Equal positive loadings (each near $1/\sqrt3\approx0.577$) mean PC1 is essentially an **average / overall-size** dimension — all three variables move together, so the dominant source of variation is their common level. A later component with mixed signs (e.g. $(0.71,-0.71,0)$) would then represent a **contrast** between variables. This pattern (size then shape) is common when variables are strongly positively correlated.
Choosing components
Covariance-matrix eigenvalues are $\lambda=(60,25,10,5)$ (variables in the same units, not standardized). Find the cumulative PVE through **three** components and state how many to keep for a $90\%$ target.
Total $=60+25+10+5=100$, so PVEs are conveniently the eigenvalues as percents. PC1: $60\%$ → cum $60\%$. PC1–2: $85\%$ → cum $85\%$. PC1–3: $95\%$ → cum $95\%$. Three components reach $95\%\ge 90\%$ (two give only $85\%$), so keep the **first three** components.
Loadings & scores
Given first-component loadings $\phi_1=(0.5,0.5,0.5,0.5)$ for four standardized variables, compute the PC1 scores for two observations $A=(1,1,1,1)$ and $B=(2,0,-1,1)$.

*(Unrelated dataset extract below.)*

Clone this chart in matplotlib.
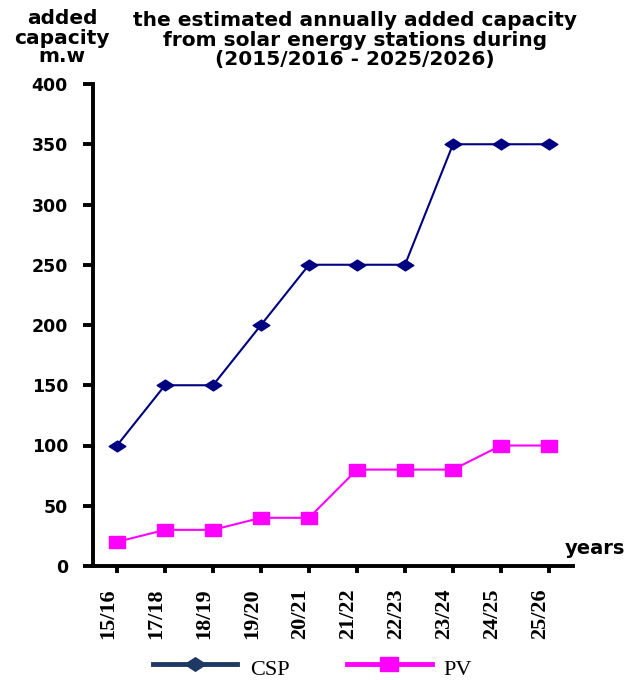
import matplotlib
matplotlib.use("Agg")
import matplotlib.pyplot as plt
from matplotlib.path import Path
from matplotlib.lines import Line2D
from matplotlib.transforms import ScaledTranslation

# Season labels and estimated annually added capacity (MW)
seasons = ["15/16", "17/18", "18/19", "19/20", "20/21",
           "21/22", "22/23", "23/24", "24/25", "25/26"]
csp_mw = [100, 150, 150, 200, 250, 250, 250, 350, 350, 350]
pv_mw = [20, 30, 30, 40, 40, 80, 80, 80, 100, 100]
y_ticks = [0, 50, 100, 150, 200, 250, 300, 350, 400]

W, H = 639, 680
fig = plt.figure(figsize=(W / 100, H / 100), dpi=100)

def fx(px):
    return px / W

def fy(py):
    return 1 - py / H

ax = fig.add_axes([fx(93), fy(566), fx(573) - fx(93), fy(84) - fy(566)])

# flattened diamond and slightly flat square markers
diamond = Path([(-1, 0), (0, 0.65), (1, 0), (0, -0.65), (-1, 0)],
               [Path.MOVETO, Path.LINETO, Path.LINETO, Path.LINETO, Path.CLOSEPOLY])
square = Path([(-1, -0.77), (1, -0.77), (1, 0.77), (-1, 0.77), (-1, -0.77)],
              [Path.MOVETO, Path.LINETO, Path.LINETO, Path.LINETO, Path.CLOSEPOLY])

navy = "#000080"
magenta = "#FF00FF"
x = list(range(len(seasons)))

ax.plot(x, csp_mw, color=navy, lw=1.5, marker=diamond, ms=12,
        mfc=navy, mec=navy, zorder=3)
ax.plot(x, pv_mw, color=magenta, lw=1.5, marker=square, ms=11.5,
        mfc=magenta, mec=magenta, zorder=3)

ax.set_xlim(-0.5, len(seasons) - 0.5)
ax.set_ylim(0, 400)

for s in ("top", "right"):
    ax.spines[s].set_visible(False)
for s in ("left", "bottom"):
    ax.spines[s].set_linewidth(2.8)
    ax.spines[s].set_color("black")

ax.set_yticks(y_ticks)
ax.set_yticklabels([str(v) for v in y_ticks], fontfamily="DejaVu Sans",
                   fontweight="bold", fontsize=12.5)
ax.tick_params(axis="y", direction="out", length=7, width=2.8, pad=11)

ax.set_xticks(x)
ax.set_xticklabels(seasons, rotation=90, fontfamily="Liberation Serif",
                   fontweight="bold", fontsize=16, va="top", ha="center")
ax.tick_params(axis="x", direction="out", length=5, width=2.8, pad=11)
offset = ScaledTranslation(-9 / 100, 0, fig.dpi_scale_trans)
for lbl in ax.get_xticklabels():
    lbl.set_transform(lbl.get_transform() + offset)

# axis captions and title
fig.text(fx(62), fy(38), "added\ncapacity\nm.w", ha="center", va="center",
         fontfamily="DejaVu Sans", fontweight="bold", fontsize=14.5,
         linespacing=1.0)
fig.text(fx(355), fy(40),
         "the estimated annually added capacity\n"
         "from solar energy stations during\n"
         "(2015/2016 - 2025/2026)",
         ha="center", va="center", fontfamily="DejaVu Sans",
         fontweight="bold", fontsize=14.5, linespacing=1.05)
fig.text(fx(595), fy(548), "years", ha="center", va="center",
         fontfamily="DejaVu Sans", fontweight="bold", fontsize=14)

# legend below the axis
handles = [
    Line2D([], [], color="#1F3864", lw=3.5, marker=diamond, ms=15,
           mfc="#1F3864", mec="#1F3864"),
    Line2D([], [], color=magenta, lw=3.5, marker=square, ms=13,
           mfc=magenta, mec=magenta),
]
leg = fig.legend(handles, ["CSP", "PV"], loc="center left",
                 bbox_to_anchor=(fx(153), fy(667)), ncol=2, frameon=False,
                 prop={"family": "Liberation Serif", "size": 16},
                 handlelength=3.8, handletextpad=0.55, columnspacing=2.6,
                 borderpad=0, borderaxespad=0)
text_drop = ScaledTranslation(0, -3 / 100, fig.dpi_scale_trans)
for t in leg.get_texts():
    t.set_transform(t.get_transform() + text_drop)

fig.savefig("out.png", dpi=100)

Normalization check: $4\times 0.5^{2}=4(0.25)=1$, so $\phi_1$ is a unit vector. Score of $A$: $0.5(1+1+1+1)=0.5(4)=2.0$. Score of $B$: $0.5(2+0-1+1)=0.5(2)=1.0$. Since all loadings are equal and positive, the PC1 score is just $0.5$ times the sum of the (standardized) variables — an overall-magnitude index.
Principal components
Distinguish **PCA** from **clustering** as unsupervised methods.
Both are unsupervised, but they answer different questions. **PCA** seeks a **low-dimensional representation** of the observations that captures most of the variance — it summarizes the variables/directions. **Clustering** seeks **subgroups** of observations that are similar to each other — it partitions the rows. PCA reduces dimensions (columns/directions); clustering groups observations (rows). They are often used together (e.g. cluster on the leading principal-component scores).